City of departures

IT HAPPENED again last week - a friend left town. One more time I was sealing cartons, lifting couches, saying goodbye. For me, it has become a ritual in this transient city. After eight years in Washington, I've been through four generations of friends. I've known Don for only eight months. We met playing squash and I liked him at once - he was gritty and competitive, but scrupulously fair. We played intensely, probing for weaknesses, game after game past the point of exhaustion. Only then would we quit and begin, very slowly, to open up. It took me three matches to find out he wrote novels, three more to learn he was engaged. I made him join the squash ladder, escalating our competition to a new level. I tried to win every point, but secretly I was glad I didn't. Since Don and I were evenly matched, we had better reason to play again.

As winter turned to spring, our rivalry moved outdoors, to tennis and golf. And finally, six months after we'd met, there were signs of a real friendship. Don helped me with my writing, told me about his family, introduced me to his fianc'ee one night after a grueling tennis match. We watched the Mets blow two games on national TV and grumbled about what went wrong (Don thinks they miss Ray Knight). We talked easily about the Bakkers and the Harts, more awkwardly about writers we admired. Slowly, we were building the web of connections and shared experiences that make a friendship.

If Don had stayed, we might have grown close. But now I'm not sure we ever will. Will I really call him when I'm visiting New York and haven't seen my family for three months? Will he call me if he comes here for a weekend? I'd like to think so, but after eight years of saying goodbye, I wouldn't bet on it.

Before I moved here, I imagined Washington's population turning over in great waves after each election, but the migrations are actually less dramatic. Thousands of people grow up here and never leave. Others move in from around the country and settle into comfortable jobs as lawyers, consultants, and civil servants. They may still talk about Montana, but you know they won't go back.

For every outsider who comes to stay, 10 more are just passing through. This is a city where middle-class people float in alone, without families, without roots, to make their name. They work tirelessly for a few years, then move on to better assignments or a quieter life. They're just marking time here in Washington; they sign one-year leases and wonder if they'll even stay that long.

So every few months, someone calls me to say he or she is leaving. Don and Linda missed the excitement of New York.
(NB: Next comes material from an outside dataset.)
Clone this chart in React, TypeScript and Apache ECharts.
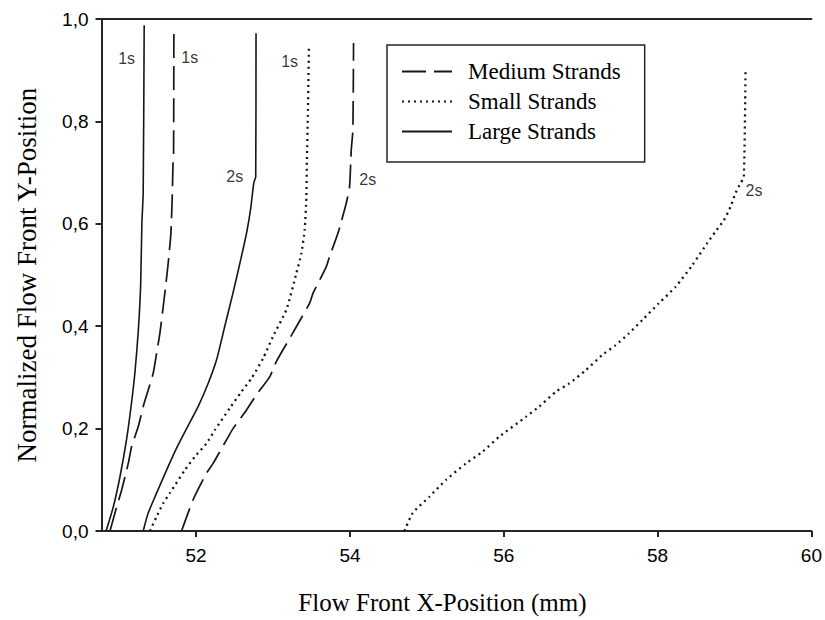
import React, { useEffect, useRef } from "react";
import * as echarts from "echarts";

// Flow front positions [x (mm), normalized y] for each strand size and time
const large1s: number[][] = [
  [50.83, 0], [50.923, 0.047], [51.01, 0.106], [51.097, 0.18], [51.16, 0.25],
  [51.205, 0.31], [51.248, 0.39], [51.279, 0.48], [51.295, 0.6], [51.312, 0.66],
  [51.325, 0.988],
];
const large2s: number[][] = [
  [51.312, 0], [51.377, 0.035], [51.486, 0.074], [51.616, 0.119], [51.746, 0.162],
  [51.876, 0.2], [52.026, 0.243], [52.156, 0.288], [52.265, 0.334], [52.373, 0.4],
  [52.48, 0.465], [52.58, 0.53], [52.66, 0.585], [52.71, 0.63], [52.75, 0.68],
  [52.775, 0.692], [52.779, 0.972],
];
const medium1s: number[][] = [
  [50.88, 0], [50.967, 0.047], [51.032, 0.08], [51.118, 0.132], [51.162, 0.165],
  [51.248, 0.204], [51.312, 0.243], [51.377, 0.275], [51.442, 0.308], [51.486, 0.347],
  [51.529, 0.386], [51.572, 0.438], [51.603, 0.477], [51.637, 0.523], [51.672, 0.581],
  [51.689, 0.65], [51.7, 0.72], [51.707, 0.738], [51.711, 0.985],
];
const medium2s: number[][] = [
  [51.811, 0], [51.961, 0.061], [52.135, 0.113], [52.221, 0.132], [52.395, 0.178],
  [52.48, 0.2], [52.654, 0.236], [52.784, 0.266], [52.957, 0.301], [53.043, 0.331],
  [53.216, 0.376], [53.303, 0.399], [53.476, 0.445], [53.519, 0.464], [53.692, 0.516],
  [53.735, 0.536], [53.843, 0.581], [53.887, 0.604], [53.952, 0.64], [53.995, 0.672],
  [54.017, 0.744], [54.038, 0.783], [54.047, 0.953],
];
const small1s: number[][] = [
  [51.4, 0], [51.486, 0.028], [51.572, 0.054], [51.659, 0.074], [51.854, 0.119],
  [51.983, 0.145], [52.135, 0.171], [52.243, 0.197], [52.438, 0.24], [52.589, 0.272],
  [52.719, 0.298], [52.87, 0.337], [53.0, 0.38], [53.173, 0.432], [53.303, 0.503],
  [53.368, 0.542], [53.411, 0.588], [53.433, 0.65], [53.44, 0.72], [53.454, 0.822],
  [53.467, 0.949],
];
const small2s: number[][] = [
  [54.708, 0], [54.816, 0.035], [55.033, 0.067], [55.25, 0.1], [55.509, 0.132],
  [55.725, 0.155], [55.941, 0.184], [56.288, 0.223], [56.46, 0.243], [56.677, 0.272],
  [56.85, 0.288], [57.066, 0.314], [57.282, 0.344], [57.455, 0.363], [57.628, 0.386],
  [57.801, 0.412], [58.017, 0.445], [58.234, 0.477], [58.45, 0.519], [58.644, 0.562],
  [58.753, 0.585], [58.861, 0.607], [58.948, 0.633], [59.013, 0.66], [59.078, 0.679],
  [59.121, 0.692], [59.143, 0.9],
];

// Time annotations placed next to each front
const timeLabelText: string[] = ["1s", "1s", "2s", "1s", "2s", "2s"];
const timeLabelX: number[] = [51.097, 51.918, 52.502, 53.216, 54.232, 59.253];
const timeLabelY: number[] = [0.923, 0.924, 0.692, 0.917, 0.686, 0.666];

const xTicks: number[] = [52, 54, 56, 58, 60];
const xMin = 50.77;
const xMax = 60;

const legendNames: string[] = ["Medium Strands", "Small Strands", "Large Strands"];

const INK = "#161616";
const AXIS = "#262626";
const SANS = "'Liberation Sans', Arial, sans-serif";
const SERIF = "'Liberation Serif', 'Times New Roman', serif";

const dashStyles: Record<string, any> = {
  "Medium Strands": { type: [24, 8], width: 1.7 },
  "Small Strands": { type: [2, 4], width: 2.3 },
  "Large Strands": { type: "solid", width: 1.6 },
};

function curve(name: string, data: number[][]) {
  return {
    type: "line",
    name,
    data,
    showSymbol: false,
    symbol: "none",
    smooth: 0.2,
    lineStyle: { color: INK, ...dashStyles[name] },
    itemStyle: { color: INK },
    silent: true,
    z: 3,
  };
}

export default function App() {
  const ref = useRef<HTMLDivElement>(null);

  useEffect(() => {
    if (!ref.current) return;
    const chart = echarts.init(ref.current, undefined, { renderer: "svg" });

    const labelData = timeLabelText.map((t, i) => ({
      name: t,
      value: [timeLabelX[i], timeLabelY[i]],
    }));

    chart.setOption({
      animation: false,
      backgroundColor: "#ffffff",
      grid: { left: 101.5, right: 12, top: 19, bottom: 89, containLabel: false },
      legend: {
        data: legendNames,
        orient: "vertical",
        left: 387,
        top: 45,
        itemWidth: 50,
        itemHeight: 14,
        itemGap: 7,
        padding: [15, 24, 19, 14],
        borderColor: AXIS,
        borderWidth: 1.5,
        selectedMode: false,
        itemStyle: { color: "rgba(0,0,0,0)", borderWidth: 0, opacity: 0 },
        textStyle: {
          fontFamily: SERIF,
          fontSize: 23,
          lineHeight: 22,
          color: "#000",
          padding: [0, 0, 0, 11],
        },
      },
      xAxis: [
        {
          type: "value",
          min: xMin,
          max: xMax,
          position: "bottom",
          name: "Flow Front X-Position (mm)",
          nameLocation: "middle",
          nameGap: 59,
          nameTextStyle: {
            fontFamily: SERIF,
            fontSize: 25,
            color: "#000",
            padding: [0, 28, 0, 0],
          },
          axisLine: { show: true, onZero: false, lineStyle: { color: AXIS, width: 2 } },
          axisTick: {
            show: true,
            length: 6,
            customValues: xTicks,
            lineStyle: { color: AXIS, width: 2 },
          },
          axisLabel: {
            customValues: xTicks,
            margin: 15,
            fontFamily: SANS,
            fontSize: 19,
            color: "#000",
            formatter: (v: number) => String(v),
          },
          splitLine: { show: false },
        },
        {
          type: "value",
          min: xMin,
          max: xMax,
          position: "top",
          axisLine: { show: true, onZero: false, lineStyle: { color: AXIS, width: 2 } },
          axisTick: { show: false },
          axisLabel: { show: false },
          splitLine: { show: false },
        },
      ],
      yAxis: {
        type: "value",
        min: 0,
        max: 1,
        interval: 0.2,
        name: "Normalized Flow Front Y-Position",
        nameLocation: "middle",
        nameGap: 61,
        nameTextStyle: { fontFamily: SERIF, fontSize: 27, color: "#000" },
        axisLine: { show: true, onZero: false, lineStyle: { color: AXIS, width: 2 } },
        axisTick: { show: true, length: 6, lineStyle: { color: AXIS, width: 2 } },
        axisLabel: {
          margin: 13,
          fontFamily: SANS,
          fontSize: 19,
          color: "#000",
          formatter: (v: number) => v.toFixed(1).replace(".", ","),
        },
        splitLine: { show: false },
      },
      series: [
        curve("Medium Strands", medium1s),
        curve("Medium Strands", medium2s),
        curve("Small Strands", small1s),
        curve("Small Strands", small2s),
        curve("Large Strands", large1s),
        curve("Large Strands", large2s),
        {
          type: "scatter",
          name: "time",
          data: labelData,
          symbolSize: 1,
          itemStyle: { color: "rgba(0,0,0,0)" },
          silent: true,
          z: 4,
          label: {
            show: true,
            position: "inside",
            formatter: (p: any) => p.name,
            fontFamily: SANS,
            fontSize: 16,
            color: "#000",
          },
        },
      ],
    });

    return () => chart.dispose();
  }, []);

  return (
    <div
      ref={ref}
      style={{ position: "fixed", left: 0, top: 0, width: 825, height: 620, background: "#fff" }}
    />
  );
}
Spencer flew off to Korea to write for UPI. Susan despaired of dating lawyers and moved to Maine. Julie went home to Georgia when her father got sick. People leave for a hundred reasons - they find Washington too hot, too crowded, too political - so they keep leaving.

As I watch them rumble off in their rented trucks, I try to find solace in all the departures. I have friends now in Boston and Buffalo, San Diego and San Juan. Spencer promised me tickets for next summer's Olympics in Seoul. Wherever I go, there's a cadre of ex-Washingtonians, graduates of my Spanish class or the YMCA or my old law firm. And maybe the turnover makes living here more interesting; there's always someone new on the tennis court or down the street.

But to be honest, all this is cold comfort. I miss the philosophizing with Spencer and the warmth of Susan's smile. I miss seeing Julie careen through Rock Creek Park on her silver racing bike. And next fall, when some less-driven opponent leaves the squash court while he can still walk, I will linger for a moment and hit one last backhand for Don.